Book Alert / Spalding's World Tour -- The Epic Adventure That Took Baseball Around the Globe -- And Made it America's Game
Spalding's World Tour -- The Epic Adventure That Took Baseball Around the Globe -- And Made it America's Game by Mark Lamster, Public Affairs '06, $26, 341 pages, ISBN #1-58648-311-0. Index, bibliography, source notes, b&w photos sprinkled through text.
Abner Doubleday didn't really invent baseball in Cooperstown, N.Y. in 1839? Say it ain't so, Joe! Actually that dastardly rumor has been around for awhile, but author Mark Lamster throws gasoline on the baseball purists' fire by positing his notion of how the game came to be. No, the game didn't really evolve from the British game of rounders. "It is no more like that game than battledoor and shuttlecock are like rackets and lawn tennis," said Albert Goodwill Spalding.
By 1904, Spalding was world famous -- first as a pre-eminent baseball pitcher, then as a sporting goods manufacturer and finally, as an impressario a la P.T. Barnum. In that year, he set up a commmittee to determine, once and for all, the game's provenance. During its deliberations, the committee received a letter from one Abner Graves of Denver, who claimed to have watched Abner Doubleday draw a sketch of a baseball diamond in front of a Cooperstown tailor shop.
The fact that Graves turned out to be a wingnut didn't dampen Spalding's determination to enshrine Doubleday as inventor of the game. The psychologist in Mark Lamster now comes to the fore: Spalding did so, in part, because he had lost his dad at an early age and suffered from father-hunger for the rest of his life.
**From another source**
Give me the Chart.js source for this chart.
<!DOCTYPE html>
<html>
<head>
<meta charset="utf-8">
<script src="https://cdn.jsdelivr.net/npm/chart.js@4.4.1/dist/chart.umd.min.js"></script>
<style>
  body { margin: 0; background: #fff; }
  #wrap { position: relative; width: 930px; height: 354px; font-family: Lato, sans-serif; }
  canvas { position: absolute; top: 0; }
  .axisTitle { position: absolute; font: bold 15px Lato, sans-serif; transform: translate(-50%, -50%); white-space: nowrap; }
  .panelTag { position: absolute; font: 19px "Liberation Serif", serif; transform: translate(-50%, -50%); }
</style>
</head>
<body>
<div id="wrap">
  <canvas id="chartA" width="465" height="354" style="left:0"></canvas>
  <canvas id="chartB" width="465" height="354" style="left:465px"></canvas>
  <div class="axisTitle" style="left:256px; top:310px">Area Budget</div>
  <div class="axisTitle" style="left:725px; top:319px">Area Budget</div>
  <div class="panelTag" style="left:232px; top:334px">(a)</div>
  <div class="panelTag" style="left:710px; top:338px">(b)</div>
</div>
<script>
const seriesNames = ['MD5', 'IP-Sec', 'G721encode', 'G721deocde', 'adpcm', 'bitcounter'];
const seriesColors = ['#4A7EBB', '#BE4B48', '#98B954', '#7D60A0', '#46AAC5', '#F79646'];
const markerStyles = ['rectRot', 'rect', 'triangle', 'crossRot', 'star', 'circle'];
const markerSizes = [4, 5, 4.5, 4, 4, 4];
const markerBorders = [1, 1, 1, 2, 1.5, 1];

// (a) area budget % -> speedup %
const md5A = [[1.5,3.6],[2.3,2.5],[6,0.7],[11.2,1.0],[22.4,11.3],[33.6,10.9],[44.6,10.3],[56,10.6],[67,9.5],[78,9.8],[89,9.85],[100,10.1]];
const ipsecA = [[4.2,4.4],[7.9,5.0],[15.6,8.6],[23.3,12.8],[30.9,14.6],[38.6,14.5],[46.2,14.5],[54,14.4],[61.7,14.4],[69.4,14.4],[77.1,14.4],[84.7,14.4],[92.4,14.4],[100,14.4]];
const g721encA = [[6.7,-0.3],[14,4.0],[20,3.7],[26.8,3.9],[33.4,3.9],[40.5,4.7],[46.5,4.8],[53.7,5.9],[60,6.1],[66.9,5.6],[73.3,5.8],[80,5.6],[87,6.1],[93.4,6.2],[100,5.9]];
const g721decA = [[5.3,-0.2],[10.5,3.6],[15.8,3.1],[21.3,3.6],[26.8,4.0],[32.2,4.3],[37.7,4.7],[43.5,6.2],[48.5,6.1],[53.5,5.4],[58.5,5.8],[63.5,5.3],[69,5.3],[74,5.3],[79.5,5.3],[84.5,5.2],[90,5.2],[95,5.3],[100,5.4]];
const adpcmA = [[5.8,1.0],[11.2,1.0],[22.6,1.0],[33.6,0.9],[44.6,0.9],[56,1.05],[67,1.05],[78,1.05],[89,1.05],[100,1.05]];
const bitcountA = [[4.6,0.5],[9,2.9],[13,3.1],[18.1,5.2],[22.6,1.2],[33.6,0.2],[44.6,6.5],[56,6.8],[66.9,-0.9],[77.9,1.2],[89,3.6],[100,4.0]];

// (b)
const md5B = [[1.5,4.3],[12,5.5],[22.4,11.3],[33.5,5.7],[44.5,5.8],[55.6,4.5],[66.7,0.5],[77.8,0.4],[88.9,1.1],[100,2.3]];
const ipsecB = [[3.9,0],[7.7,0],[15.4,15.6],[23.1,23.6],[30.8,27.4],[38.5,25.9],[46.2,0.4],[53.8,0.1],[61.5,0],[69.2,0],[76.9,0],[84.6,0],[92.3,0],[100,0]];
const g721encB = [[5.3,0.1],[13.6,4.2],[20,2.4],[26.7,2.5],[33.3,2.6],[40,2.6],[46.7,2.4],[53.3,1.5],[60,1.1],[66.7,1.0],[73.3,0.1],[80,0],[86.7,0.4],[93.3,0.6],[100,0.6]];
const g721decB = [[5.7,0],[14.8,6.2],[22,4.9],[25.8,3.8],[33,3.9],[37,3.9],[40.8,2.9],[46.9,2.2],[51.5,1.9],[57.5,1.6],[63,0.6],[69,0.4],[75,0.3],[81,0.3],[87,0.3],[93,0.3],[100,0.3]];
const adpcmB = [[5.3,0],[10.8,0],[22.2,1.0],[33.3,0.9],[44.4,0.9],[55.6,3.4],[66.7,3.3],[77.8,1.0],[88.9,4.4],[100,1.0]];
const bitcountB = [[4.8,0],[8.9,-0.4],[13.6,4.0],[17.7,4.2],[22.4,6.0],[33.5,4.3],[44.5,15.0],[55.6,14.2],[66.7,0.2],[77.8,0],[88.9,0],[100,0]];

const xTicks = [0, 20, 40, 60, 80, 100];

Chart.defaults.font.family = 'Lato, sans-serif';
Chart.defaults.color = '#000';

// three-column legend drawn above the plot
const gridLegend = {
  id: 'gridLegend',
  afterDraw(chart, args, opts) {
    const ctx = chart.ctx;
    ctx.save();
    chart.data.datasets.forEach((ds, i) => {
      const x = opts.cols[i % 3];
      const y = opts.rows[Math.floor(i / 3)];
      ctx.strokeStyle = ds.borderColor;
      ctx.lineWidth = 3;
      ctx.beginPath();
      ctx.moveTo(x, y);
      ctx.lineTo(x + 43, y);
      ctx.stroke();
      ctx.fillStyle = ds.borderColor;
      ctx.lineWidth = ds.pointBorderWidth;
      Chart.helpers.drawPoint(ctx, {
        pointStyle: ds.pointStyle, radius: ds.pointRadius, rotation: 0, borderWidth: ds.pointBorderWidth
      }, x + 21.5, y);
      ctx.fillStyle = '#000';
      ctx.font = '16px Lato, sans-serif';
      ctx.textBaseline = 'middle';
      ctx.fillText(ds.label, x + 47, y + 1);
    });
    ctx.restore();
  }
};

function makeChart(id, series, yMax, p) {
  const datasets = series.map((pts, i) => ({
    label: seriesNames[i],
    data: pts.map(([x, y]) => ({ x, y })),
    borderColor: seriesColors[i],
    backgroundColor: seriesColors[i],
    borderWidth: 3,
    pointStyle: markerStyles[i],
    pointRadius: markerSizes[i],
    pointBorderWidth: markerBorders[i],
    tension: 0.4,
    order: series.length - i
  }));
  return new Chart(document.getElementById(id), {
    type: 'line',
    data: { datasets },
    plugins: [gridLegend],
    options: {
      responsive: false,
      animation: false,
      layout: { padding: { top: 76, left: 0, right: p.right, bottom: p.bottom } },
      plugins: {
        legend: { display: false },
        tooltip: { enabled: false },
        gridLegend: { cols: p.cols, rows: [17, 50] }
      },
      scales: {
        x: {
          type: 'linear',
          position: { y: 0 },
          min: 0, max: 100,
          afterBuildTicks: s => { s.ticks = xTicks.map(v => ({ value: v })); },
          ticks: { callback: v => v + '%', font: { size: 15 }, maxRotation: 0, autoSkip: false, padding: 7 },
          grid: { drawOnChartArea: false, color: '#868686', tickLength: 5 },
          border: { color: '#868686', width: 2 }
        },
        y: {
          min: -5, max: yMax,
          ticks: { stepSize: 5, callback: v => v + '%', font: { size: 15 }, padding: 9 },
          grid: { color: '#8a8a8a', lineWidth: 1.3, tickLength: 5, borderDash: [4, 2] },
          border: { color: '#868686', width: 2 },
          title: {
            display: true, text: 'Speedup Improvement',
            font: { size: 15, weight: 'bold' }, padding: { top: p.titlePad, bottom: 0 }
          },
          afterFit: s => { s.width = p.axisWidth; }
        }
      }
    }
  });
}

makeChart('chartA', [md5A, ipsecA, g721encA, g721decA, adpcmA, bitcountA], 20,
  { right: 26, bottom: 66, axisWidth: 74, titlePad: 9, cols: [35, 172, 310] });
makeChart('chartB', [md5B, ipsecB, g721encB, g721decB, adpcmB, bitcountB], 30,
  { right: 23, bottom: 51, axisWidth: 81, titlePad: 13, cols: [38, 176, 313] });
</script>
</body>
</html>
Adopting Doubleday as the founder of his chosen sport, even though Spalding had never met him, could create a comforting surrogatacity.
But Spalding, the creator of baseball's National League, had another reason as well. Doubleday had been a Union general during the Civil War and fired the first shots on Fort Sumter, thereby becoming a genuine war hero. What better battle-standard to raise as Spalding set out to tour the world, creating baseball consciousness?
Spalding's world tour could be told in a long magazine article, but the author has a book to fill, so he mixes the trivial with the exotic to pad his story. The image of 20 baseball players in uniform, poised atop camels on the way to the Egyptian pyramids, is entertaining and evocative, especially when they compete to see who can hit the Sphinx in the eye with a baseball. The listing of the scores and game stats for 57 games played around the world we could do without.
Even though endorsed by President Grover Cleveland, the world tour never made baseball into the world's primary sport -- that would become and remain soccer. For one thing, soccer is more accessible to the average player. Two highly-trained baseball teams dazzling spectators with their skill somehow didn't inspire the foreigners to pick up the game themselves. However, the tour did enhance Spalding's business, creating distributors for his sporting goods in Hawaii, Australia and New Zealand and later in Europe.